Moods change, sometimes with astonishing frequency, she can be sweet one minute, paranoid and delusional the next. Can you help me assemble the new grill?, I ask. Can’t you see I’m busy, she growls? Two seconds later, she is reading the directions. It is nothing unusual, nothing to worry about.
“Did I feed the dogs?,” she will ask. “Did I water the plants? Will I forget something for the Open House? Will the artists come on time? Do I have time to do everything I need to do?” Yes, yes, yes, yes and yes. I say yes a lot before the Open House. It will be all right. You are doing well.
“Am I okay?,” she asked after breakfast. Yes, I say, you are good.

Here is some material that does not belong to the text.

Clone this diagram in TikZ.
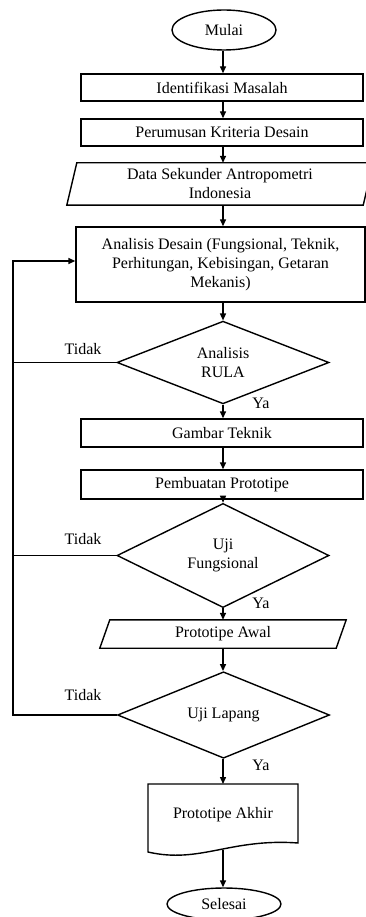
\documentclass[tikz,border=0pt]{standalone}
\usepackage{fontspec}
\setmainfont{Liberation Serif}
\usetikzlibrary{shapes.geometric,arrows.meta}
\begin{document}
\begin{tikzpicture}[x=1pt,y=-1pt,
  every node/.style={font=\fontsize{16}{19}\selectfont, inner sep=0pt},
  ln/.style={line width=1.4pt},
  arr/.style={ln,-{Triangle[length=7pt,width=6pt]}},
  box/.style={draw,line width=1.4pt,rectangle,minimum width=282pt,minimum height=27pt},
  dec/.style={draw,line width=1.4pt,diamond,minimum width=212pt,minimum height=66pt,align=center},
  term/.style={draw,line width=1.4pt,ellipse,minimum width=104pt,minimum height=40pt},
  para/.style={minimum height=28pt,align=center}
]
\useasboundingbox (0,0) rectangle (366,917);
\fill[white] (0,0) rectangle (366,917);

\node[term] (mulai) at (224,30) {Mulai};
\node[box] (ident) at (222,87.5) {Identifikasi Masalah};
\node[box] (rumus) at (222,132.5) {Perumusan Kriteria Desain};
\node[para,minimum width=296pt,minimum height=42pt] (data) at (220,184) {Data Sekunder Antropometri\\Indonesia};
\draw[ln] ([xshift=5pt]data.north west) -- ([xshift=5pt]data.north east) -- ([xshift=-5pt]data.south east) -- ([xshift=-5pt]data.south west) -- cycle;
\node[draw,line width=1.4pt,minimum width=289pt,minimum height=75pt,align=center] (anal) at (220.5,264.5) {Analisis Desain (Fungsional, Teknik,\\Perhitungan, Kebisingan, Getaran\\Mekanis)};
\node[dec] (rula) at (223,362.5) {Analisis\\RULA};
\node[box,minimum height=28pt] (gambar) at (222,433) {Gambar Teknik};
\node[box,minimum height=29pt] (buat) at (222,484.5) {Pembuatan Prototipe};
\node[dec] (fung) at (223,555.5) {Uji\\Fungsional};
\node[para,minimum width=236pt] (awal) at (223,634) {Prototipe Awal};
\draw[ln] ([xshift=5pt]awal.north west) -- ([xshift=5pt]awal.north east) -- ([xshift=-5pt]awal.south east) -- ([xshift=-5pt]awal.south west) -- cycle;
\node[dec,minimum height=70pt] (lapang) at (223.5,715) {Uji Lapang};
\node (akhir) at (223,815) {Prototipe Akhir};
\draw[ln] (148,784) -- (298,784) -- (298,843) .. controls (230,838) and (200,864) .. (148,852) -- cycle;
\coordinate (docb) at (223,849.5);
\node[term,minimum width=114pt,minimum height=32pt] (selesai) at (224,904) {Selesai};

\draw[arr] (mulai.south -| rula.south) -- (rula.south |- ident.north);
\draw[arr] (ident.south -| rula.south) -- (rula.south |- rumus.north);
\draw[arr] (rumus.south -| rula.south) -- (rula.south |- data.north);
\draw[arr] (data.south -| rula.south) -- (rula.south |- anal.north);
\draw[arr] (anal.south -| rula.south) -- (rula.north);
\draw[arr] (rula.south) -- (rula.south |- gambar.north);
\draw[arr] (gambar.south -| rula.south) -- (rula.south |- buat.north);
\draw[arr] (buat.south -| rula.south) -- (fung.north);
\draw[arr] (fung.south) -- (fung.south |- awal.north);
\draw[arr] (awal.south -| fung.south) -- (fung.south |- lapang.north);
\draw[arr] (fung.south |- lapang.south) -- (fung.south |- 0,784);
\draw[arr] (docb) -- (docb |- selesai.north);

\coordinate (loopx) at (13,0);
\coordinate (entry) at ([yshift=3.5pt]anal.west);
\draw[arr] (lapang.west) -- (lapang.west -| loopx) -- (loopx |- entry) -- (entry);
\draw[ln] (rula.west) -- (rula.west -| loopx);
\draw[ln] (fung.west) -- (fung.west -| loopx);

\node (t1) at (83,349) {Tidak};
\node (t2) at (83,539) {Tidak};
\node (t3) at (83,695) {Tidak};
\node (y1) at (261,403) {Ya};
\node (y2) at (261,603) {Ya};
\node (y3) at (261,765) {Ya};
\end{tikzpicture}
\end{document}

Another sign of an impending Open House is something you don’t often see around the farmhouse – my wife carrying a mop. It isn’t that she doesn’t do chores, she zips around the house like a demon sometimes, sweeping and moving things, but she tends to avoid things that evoke women taking care of men or being servile to them.
But by tomorrow, her studio will gleam like a Martha Stewart kitchen floor, the dog hair, dust, threads and debris from a thousand creations swept away and hauled to the dump. The good people who visit us will never know, they think it’s always like that.
She remembers some things, not others. We pulled sharply into the Rite-Aid parking lot to buy chalk today, so we can put a schedule of events up for the Open House this weekend. Not something she would ordinarily remember. She will freak out about making change for people who buy art sometime Friday morning. We will rush to the bank. It is on her list.
She doesn’t like household chores. She is not servile to men, and she is not servile to me.
By and large, she is not crazy about men, although she sometimes concedes I am okay to be married too. Sometimes not.
That is not to say she is not loving, being servile to men are not the same things. During Open House week, she is not all that loving, if you are not a dog or a donkey or a pony, or a tree or bush. She does confide in Fate, they confer all the time.
It isn’t because she doesn’t care- once or twice she will look at me during the day and blink at me, as if I just stepped out of a spaceship and walked into the house. She is trying to remember.
Her look says, “who are you anyway, and what are you doing hanging around here, I’m thinking about where the art goes?” Once in awhile, she even says it out loud.
Just me, I say, I live here, the big writer with his dog.
I understand that I am strange in my own right, and do and say many strange things also. We couldn’t survive together otherwise.
But on Open House week, I feel especially normal, even ordinary. I get to be the sane one, I get to be Ricky Ricardo.